Today physicians live in fear of being accused of imaginary sins. That fear only makes their ability to provide care more difficult and less effective. My best advice is to remove draconian punishment and to solve financial problems in financial ways, and to forget about threatening doctors in order to instill fear in the healthcare environment to reduce costs.
My understanding of value-based care is that payment to physicians should be based on some kind of vague or amorphous value. The main problem with trying to leverage the patient/physician relationship in order to control care is that physician payment is comprised of approximately 10 percent of the healthcare dollar. Since 90 percent of our taxpayer dollars go elsewhere than to physicians, we should really be looking at the other places these dollars are going:
Hospital and clinic buildings and machines owned by private equity companies,
CMS, including Medicaid, Medicare, and Medicare Advantage plans,
Big Pharma,
Insurance companies,
Locums companies, (90 percent of locums costs reimbursed by federal government---meaning tax payers), and
Large hospital corporations such as Medica and UnitedHealth.

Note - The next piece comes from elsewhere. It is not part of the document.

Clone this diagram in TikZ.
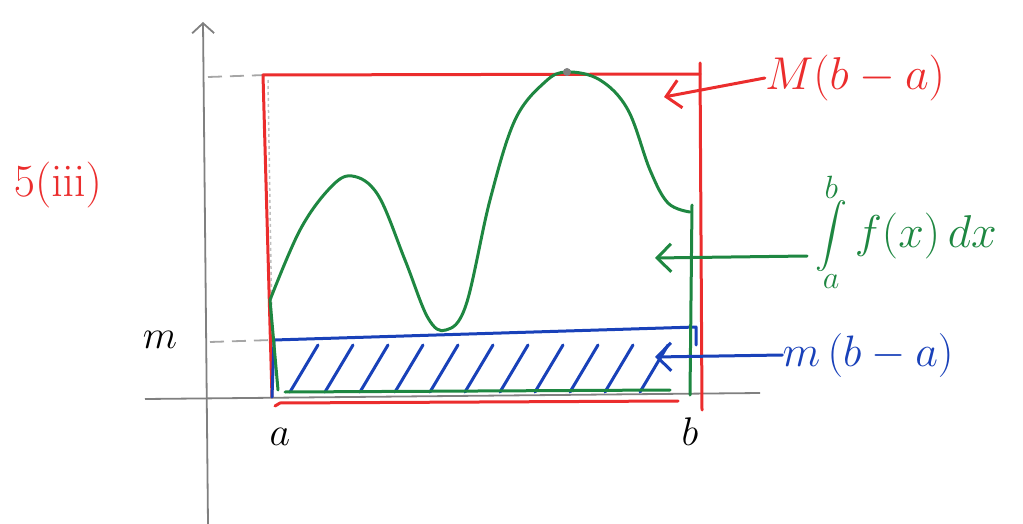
\RequirePackage{fix-cm}
\documentclass[tikz,border=0pt]{standalone}
\usepackage{tikz}
\usetikzlibrary{arrows.meta}

\definecolor{penred}{RGB}{235,45,45}
\definecolor{pengreen}{RGB}{30,135,65}
\definecolor{penblue}{RGB}{25,65,185}

\newcommand{\bigint}{\mathop{\vcenter{\hbox{\scalebox{3.2}{$\displaystyle\int$}}}}\limits}

\begin{document}
\begin{tikzpicture}[x=1pt, y=-1pt]
  % Styles
  \tikzset{
    axe/.style={gray, line width=1.8pt},
    guide/.style={gray!70, line width=1.8pt, dash pattern=on 14pt off 8pt},
    pen/.style={line width=3pt, line cap=round, line join=round},
    lab/.style={inner sep=0pt, font=\fontsize{40}{46}\selectfont},
    tip/.style={-{Straight Barb[length=14pt, width=28pt]}, pen},
  }
  \useasboundingbox (0,0) rectangle (1023,524);

  % Axes
  \coordinate (ybot) at (208,524);
  \coordinate (ytop) at (203,22);
  \coordinate (xl) at (145,399);
  \coordinate (xr) at (760,393);
  \draw[axe, -{Straight Barb[length=10pt, width=22pt]}] (ybot) -- (ytop);
  \draw[axe] (xl) -- (xr);

  % Niveaux M et m
  \draw[guide] (208,77) -- (266,75);
  \draw[guide] (210,342) -- (272,340);
  \draw[gray!50, line width=1.5pt, dashed] (268,80) -- (272,330);

  % Rectangle M(b-a)
  \draw[penred, pen] (700,63) -- (702,410);
  \draw[penred, pen] (700,74) -- (263,75) -- (272,397);
  \draw[penred, pen] (275,406) -- (280,403) -- (678,401);

  % Rectangle m(b-a) et hachures
  \draw[penblue, pen] (272,397) -- (274,340) -- (696,327) -- (696,345);
  \foreach \x in {290,325,360,395,430,465,500,535,570,605,640}
    \draw[penblue, pen] (\x,392) -- (\x+28,345);

  % Courbe f
  \draw[pengreen, pen] plot[smooth, tension=0.6] coordinates {
    (270,300) (300,230) (330,188) (352,176) (378,195)
    (405,260) (428,318) (446,330) (466,305) (490,200)
    (515,120) (545,82) (567,72) (600,80) (628,110)
    (650,170) (668,203) (690,212)};
  \fill[gray] (567,72) circle (4pt);
  \draw[pengreen, pen] (270,300) -- (278,390);
  \draw[pengreen, pen] (692,205) -- (690,395);
  \draw[pengreen, pen] (285,392) -- (670,390);

  % Etiquettes
  \node[lab, penred, font=\fontsize{46}{52}\selectfont] (quest) at (58,185) {$5(\mathrm{iii})$};
  \node[lab] (lm) at (160,340) {$m$};
  \node[lab] (la) at (280,437) {$a$};
  \node[lab] (lb) at (690,432) {$b$};
  \node[lab, penred, font=\fontsize{46}{52}\selectfont] (big) at (855,78) {$M(b-a)$};
  \node[lab, pengreen, font=\fontsize{46}{52}\selectfont, anchor=west] (aire) at (815,232) {$\bigint_a^b f(x)\,dx$};
  \node[lab, penblue, font=\fontsize{44}{50}\selectfont] (small) at (868,355) {$m\,(b-a)$};

  % Fleches
  \coordinate (pbig) at (664,97);
  \coordinate (paire) at (655,258);
  \coordinate (psmall) at (655,357);
  \draw[penred, tip] (big.west) -- (pbig);
  \draw[pengreen, tip] (aire.west) ++(-8,24) -- (paire);
  \draw[penblue, tip] (small.west) -- (psmall);

\end{tikzpicture}
\end{document}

After we have addressed the financial problems caused by these corporations, we can work on the much bigger and entirely separate problem of determining value. Although there are many physicians who are interested mainly in providing value to their patients, there are some who really don’t care. There’s nothing that CMS or anybody else can do to get physicians who don’t care to care. Adding fear of draconian punishment will not fix the problem of physicians who do not care. As Elizabeth Rosenthal says, only legislators can fix the problems with our dysfunctional healthcare system.

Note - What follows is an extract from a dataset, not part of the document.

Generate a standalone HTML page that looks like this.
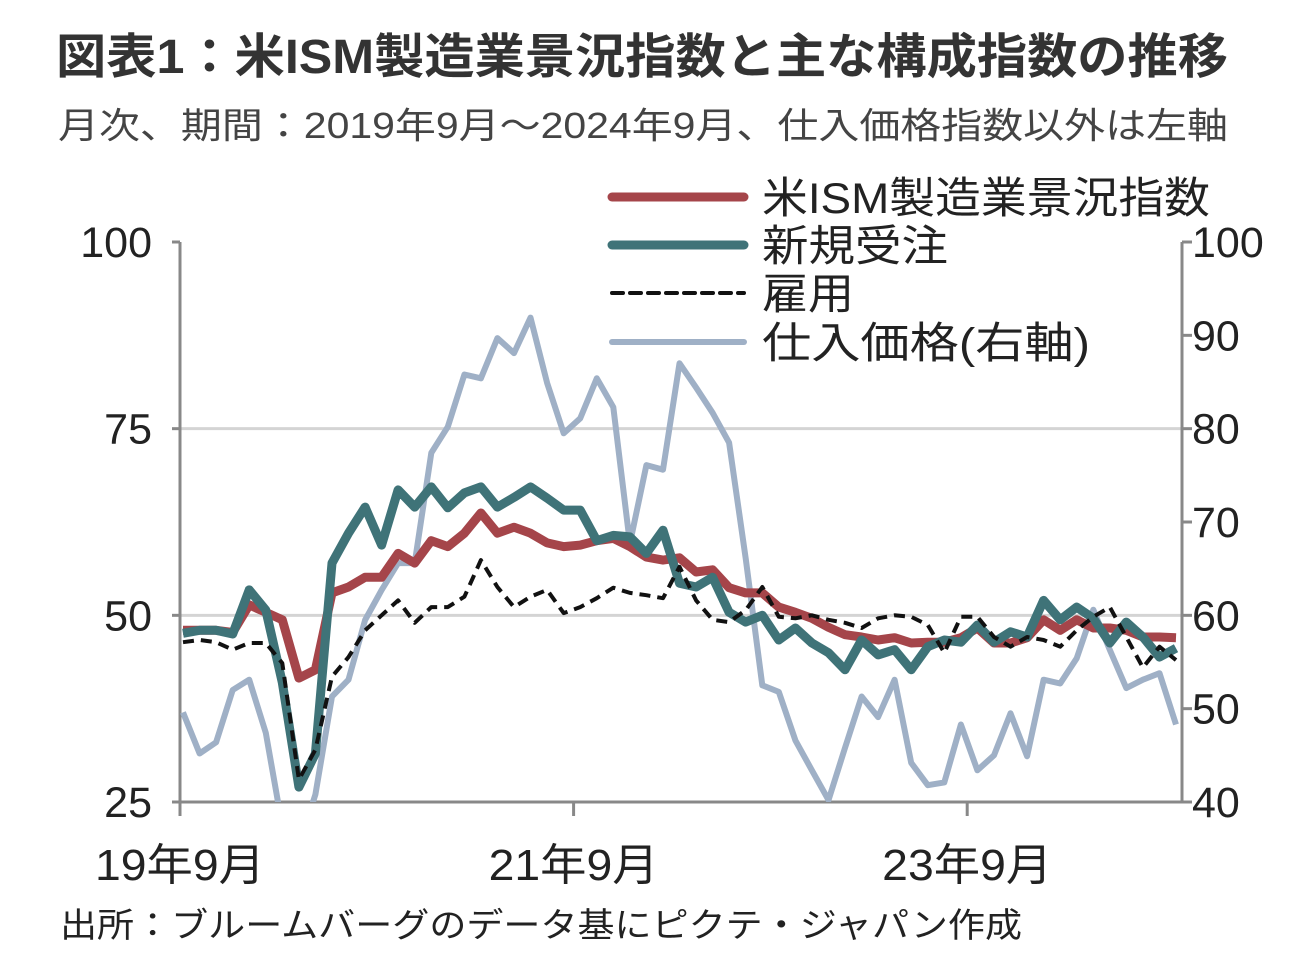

It would only take one stroke of a pen from legislators to turn off the syphoning of healthcare dollars away from patient care.
Thanks CC! As we wrote about 35 years ago in our book Modern Medicine: What You're Dying to Know, our legislators need to protect the public, that's their job, although it's often hard to tell. Unfortunately, many of the spigots are in the government. Look at CMS! Each year CMS spends (wastes) $83 to $88 billion on Medicare Advantage, a 30-year-old misguided effort to privatize Medicare. Oz has just added another 25 billion, so 113 billion of debt in one year, every year. MedPAC chair, PhD Michael Chernew is happy to report to our legislators that Medicare Advantage provides less care for more money than Traditional Medicare. Makes sense ONLY if you own the private equity Medicare Advantage stocks, as Oz does, and probably many senators do too. It seems that private inurement is alive and well in Washington DC! Legislators looking after themselves first and foremost. We could save $113 billion per year, provide MUCH BETTER care to our consumers, and give MUCH LESS grief to our providers with either the stroke of the presidents pen or one months of legislative action. BUT! I have emailed my two ND senators, my ND Rep, and DOGE regarding saving tones of waste fraud and abuse. No response from DOGE and my Rep. AI response from both senators telling me how wonderful Medicare Advantage is. So although they could go a long way to fixing this...it will probably take a grass roots effort to overcome private inurement.
Brilliant reveal. Who's going to turn off the tap of misdirected profits?